▶ INFORMATION PROVIDED:
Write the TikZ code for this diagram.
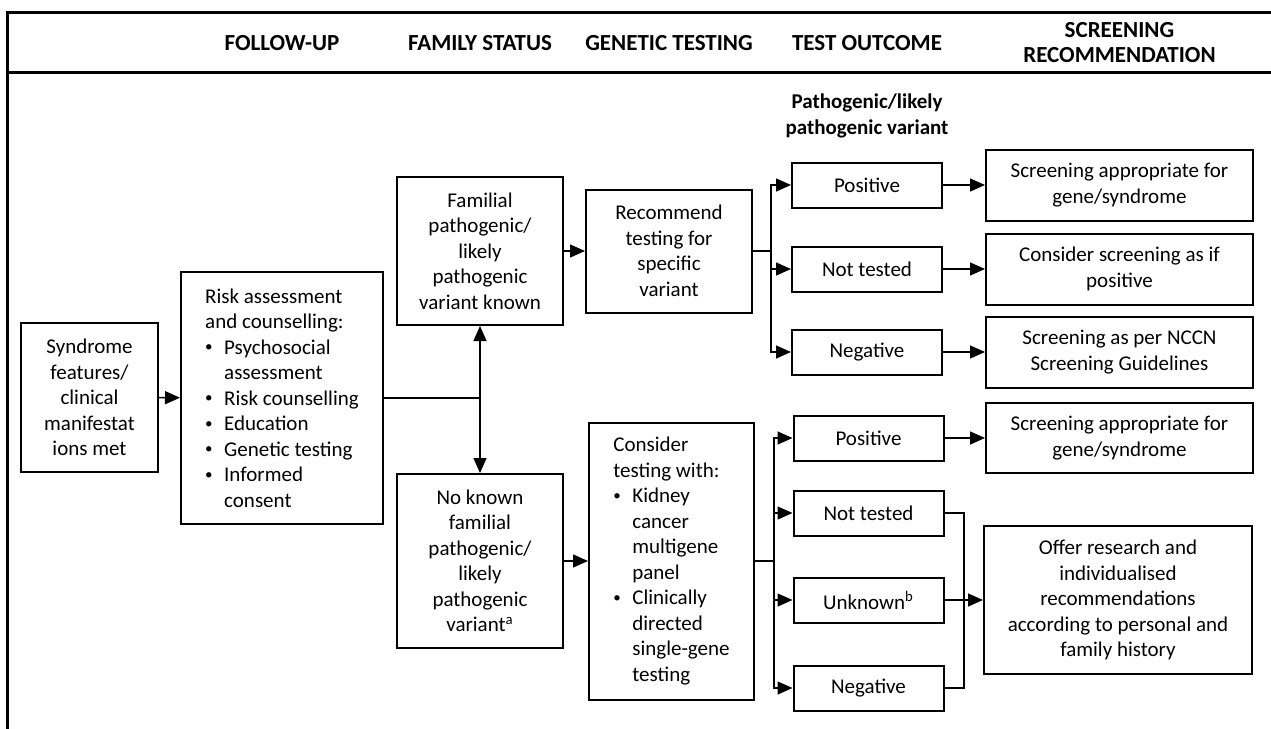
\documentclass[tikz,border=0pt]{standalone}
\usepackage{fontspec}
\setmainfont{Carlito}
\usetikzlibrary{arrows.meta}

\newcommand\boxfont{\fontsize{10.5}{12.75}\selectfont}
\newcommand\headfont{\fontsize{11.5}{12.5}\selectfont\bfseries}
\newcommand\bul{\makebox[9.5pt][l]{\raisebox{0.25ex}{\fontsize{7.5}{7.5}\selectfont\textbullet}}}
\newcommand\hang{\hspace*{9.5pt}}

\begin{document}
\begin{tikzpicture}[x=0.5pt,y=-0.5pt]
\useasboundingbox (0,0) rectangle (1271,729);
% frame
\draw[line width=1.5pt] (1271,12) -- (7,12) -- (7,729);
\draw[line width=1.5pt] (7,72) -- (1271,72);
\begin{scope}[every node/.style={font=\headfont,align=center}]
    \node (hfol) at (282,43) {FOLLOW-UP};
    \node (hfam) at (480,43) {FAMILY STATUS};
    \node (hgen) at (669,43) {GENETIC TESTING};
    \node (hout) at (867,43) {TEST OUTCOME};
    \node (hscr) at (1119.5,43) {SCREENING\\RECOMMENDATION};
\end{scope}
\node[font=\boxfont\bfseries,align=center] (hpath) at (867,116) {Pathogenic/likely\\pathogenic variant};
\begin{scope}[every node/.style={rectangle,draw,line width=1pt,inner sep=0pt,font=\boxfont,align=center}]
    \node[minimum width=68.5pt,minimum height=74.5pt] (synd) at (89.5,397.5) {Syndrome\\features/\\clinical\\manifestat\\ions met};
    \node[minimum width=101pt,minimum height=126pt,align=left] (risk) at (282,398) {Risk assessment\\and counselling:\\\bul Psychosocial\\\hang assessment\\\bul Risk counselling\\\bul Education\\\bul Genetic testing\\\bul Informed\\\hang consent};
    \node[minimum width=83pt,minimum height=74pt] (fam) at (480,251) {Familial\\pathogenic/\\likely\\pathogenic\\variant known};
    \node[minimum width=83pt,minimum height=87pt] (nokn) at (480,561) {No known\\familial\\pathogenic/\\likely\\pathogenic\\variant\textsuperscript{a}};
    \node[minimum width=83pt,minimum height=61.5pt] (rec) at (669,251) {Recommend\\testing for\\specific\\variant};
    \node[minimum width=82.5pt,minimum height=138.5pt,align=left] (cons) at (671.5,561) {Consider\\testing with:\\\bul Kidney\\\hang cancer\\\hang multigene\\\hang panel\\\bul Clinically\\\hang directed\\\hang single-gene\\\hang testing};
    % test outcomes
    \node[minimum width=75pt,minimum height=22.5pt] (pos1) at (867,185) {Positive};
    \node[minimum width=75pt,minimum height=22.5pt] (nt1) at (867,269) {Not tested};
    \node[minimum width=75pt,minimum height=22.5pt] (neg1) at (867,352) {Negative};
    \node[minimum width=75pt,minimum height=22.5pt] (pos2) at (868.5,438) {Positive};
    \node[minimum width=75pt,minimum height=22.5pt] (nt2) at (868.5,513) {Not tested};
    \node[minimum width=75pt,minimum height=22.5pt] (unk) at (868.5,600) {Unknown\textsuperscript{b}};
    \node[minimum width=75pt,minimum height=22.5pt] (neg2) at (868.5,688) {Negative};
    % screening
    \node[minimum width=133.5pt,minimum height=35.5pt] (scr1) at (1119.5,185) {Screening appropriate for\\gene/syndrome};
    \node[minimum width=133.5pt,minimum height=35.5pt] (cscr) at (1119.5,269) {Consider screening as if\\positive};
    \node[minimum width=133.5pt,minimum height=35.5pt] (nccn) at (1119.5,352) {Screening as per NCCN\\Screening Guidelines};
    \node[minimum width=133.5pt,minimum height=35pt] (scr2) at (1119.5,438) {Screening appropriate for\\gene/syndrome};
    \node[minimum width=134pt,minimum height=74pt] (offer) at (1118,600) {Offer research and\\individualised\\recommendations\\according to personal and\\family history};
\end{scope}
\coordinate (jrisk) at (480,398);
\coordinate (bup) at (771,251);
\coordinate (blow) at (774,561);
\coordinate (mrg) at (964,600);
\begin{scope}[>={Triangle[length=7.5pt,width=6.5pt]},
              every edge/.style={draw,line width=0.75pt}]
    \path [->] (synd) edge (risk);
    \path (risk.east) edge (jrisk);
    \path [->] (jrisk) edge (fam);
    \path [->] (jrisk) edge (nokn);
    \path [->] (fam) edge (rec);
    \path [->] (nokn) edge (cons);
    \path (rec) edge (bup);
    \path (cons) edge (blow);
    \path [->] (pos1) edge (scr1);
    \path [->] (nt1) edge (cscr);
    \path [->] (neg1) edge (nccn);
    \path [->] (pos2) edge (scr2);
    \path [->] (unk) edge (offer);
    \draw [->,line width=0.75pt] (bup) |- (pos1);
    \draw [->,line width=0.75pt] (bup) |- (nt1);
    \draw [->,line width=0.75pt] (bup) |- (neg1);
    \draw [->,line width=0.75pt] (blow) |- (pos2);
    \draw [->,line width=0.75pt] (blow) |- (nt2);
    \draw [->,line width=0.75pt] (blow) |- (unk);
    \draw [->,line width=0.75pt] (blow) |- (neg2);
    \draw [line width=0.75pt] (nt2) -| (mrg) |- (neg2);
\end{scope}
\end{tikzpicture}
\end{document}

▶ PROBLEM TO WORK ON: Give back the whole listing as it stands, minus its pictures.

▶ EXERCISE RESULT:
Write the TikZ code for this diagram.
\documentclass[tikz,border=0pt]{standalone}
\usepackage{fontspec}
\setmainfont{Carlito}
\usetikzlibrary{arrows.meta}

\newcommand\boxfont{\fontsize{10.5}{12.75}\selectfont}
\newcommand\headfont{\fontsize{11.5}{12.5}\selectfont\bfseries}
\newcommand\bul{\makebox[9.5pt][l]{\raisebox{0.25ex}{\fontsize{7.5}{7.5}\selectfont\textbullet}}}
\newcommand\hang{\hspace*{9.5pt}}

\begin{document}
\begin{tikzpicture}[x=0.5pt,y=-0.5pt]
\useasboundingbox (0,0) rectangle (1271,729);
% frame
\draw[line width=1.5pt] (1271,12) -- (7,12) -- (7,729);
\draw[line width=1.5pt] (7,72) -- (1271,72);
\begin{scope}[every node/.style={font=\headfont,align=center}]
    \node (hfol) at (282,43) {FOLLOW-UP};
    \node (hfam) at (480,43) {FAMILY STATUS};
    \node (hgen) at (669,43) {GENETIC TESTING};
    \node (hout) at (867,43) {TEST OUTCOME};
    \node (hscr) at (1119.5,43) {SCREENING\\RECOMMENDATION};
\end{scope}
\node[font=\boxfont\bfseries,align=center] (hpath) at (867,116) {Pathogenic/likely\\pathogenic variant};
\begin{scope}[every node/.style={rectangle,draw,line width=1pt,inner sep=0pt,font=\boxfont,align=center}]
    \node[minimum width=68.5pt,minimum height=74.5pt] (synd) at (89.5,397.5) {Syndrome\\features/\\clinical\\manifestat\\ions met};
    \node[minimum width=101pt,minimum height=126pt,align=left] (risk) at (282,398) {Risk assessment\\and counselling:\\\bul Psychosocial\\\hang assessment\\\bul Risk counselling\\\bul Education\\\bul Genetic testing\\\bul Informed\\\hang consent};
    \node[minimum width=83pt,minimum height=74pt] (fam) at (480,251) {Familial\\pathogenic/\\likely\\pathogenic\\variant known};
    \node[minimum width=83pt,minimum height=87pt] (nokn) at (480,561) {No known\\familial\\pathogenic/\\likely\\pathogenic\\variant\textsuperscript{a}};
    \node[minimum width=83pt,minimum height=61.5pt] (rec) at (669,251) {Recommend\\testing for\\specific\\variant};
    \node[minimum width=82.5pt,minimum height=138.5pt,align=left] (cons) at (671.5,561) {Consider\\testing with:\\\bul Kidney\\\hang cancer\\\hang multigene\\\hang panel\\\bul Clinically\\\hang directed\\\hang single-gene\\\hang testing};
    % test outcomes
    \node[minimum width=75pt,minimum height=22.5pt] (pos1) at (867,185) {Positive};
    \node[minimum width=75pt,minimum height=22.5pt] (nt1) at (867,269) {Not tested};
    \node[minimum width=75pt,minimum height=22.5pt] (neg1) at (867,352) {Negative};
    \node[minimum width=75pt,minimum height=22.5pt] (pos2) at (868.5,438) {Positive};
    \node[minimum width=75pt,minimum height=22.5pt] (nt2) at (868.5,513) {Not tested};
    \node[minimum width=75pt,minimum height=22.5pt] (unk) at (868.5,600) {Unknown\textsuperscript{b}};
    \node[minimum width=75pt,minimum height=22.5pt] (neg2) at (868.5,688) {Negative};
    % screening
    \node[minimum width=133.5pt,minimum height=35.5pt] (scr1) at (1119.5,185) {Screening appropriate for\\gene/syndrome};
    \node[minimum width=133.5pt,minimum height=35.5pt] (cscr) at (1119.5,269) {Consider screening as if\\positive};
    \node[minimum width=133.5pt,minimum height=35.5pt] (nccn) at (1119.5,352) {Screening as per NCCN\\Screening Guidelines};
    \node[minimum width=133.5pt,minimum height=35pt] (scr2) at (1119.5,438) {Screening appropriate for\\gene/syndrome};
    \node[minimum width=134pt,minimum height=74pt] (offer) at (1118,600) {Offer research and\\individualised\\recommendations\\according to personal and\\family history};
\end{scope}
\coordinate (jrisk) at (480,398);
\coordinate (bup) at (771,251);
\coordinate (blow) at (774,561);
\coordinate (mrg) at (964,600);
\begin{scope}[>={Triangle[length=7.5pt,width=6.5pt]},
              every edge/.style={draw,line width=0.75pt}]
    \path [->] (synd) edge (risk);
    \path (risk.east) edge (jrisk);
    \path [->] (jrisk) edge (fam);
    \path [->] (jrisk) edge (nokn);
    \path [->] (fam) edge (rec);
    \path [->] (nokn) edge (cons);
    \path (rec) edge (bup);
    \path (cons) edge (blow);
    \path [->] (pos1) edge (scr1);
    \path [->] (nt1) edge (cscr);
    \path [->] (neg1) edge (nccn);
    \path [->] (pos2) edge (scr2);
    \path [->] (unk) edge (offer);
    \draw [->,line width=0.75pt] (bup) |- (pos1);
    \draw [->,line width=0.75pt] (bup) |- (nt1);
    \draw [->,line width=0.75pt] (bup) |- (neg1);
    \draw [->,line width=0.75pt] (blow) |- (pos2);
    \draw [->,line width=0.75pt] (blow) |- (nt2);
    \draw [->,line width=0.75pt] (blow) |- (unk);
    \draw [->,line width=0.75pt] (blow) |- (neg2);
    \draw [line width=0.75pt] (nt2) -| (mrg) |- (neg2);
\end{scope}
\end{tikzpicture}
\end{document}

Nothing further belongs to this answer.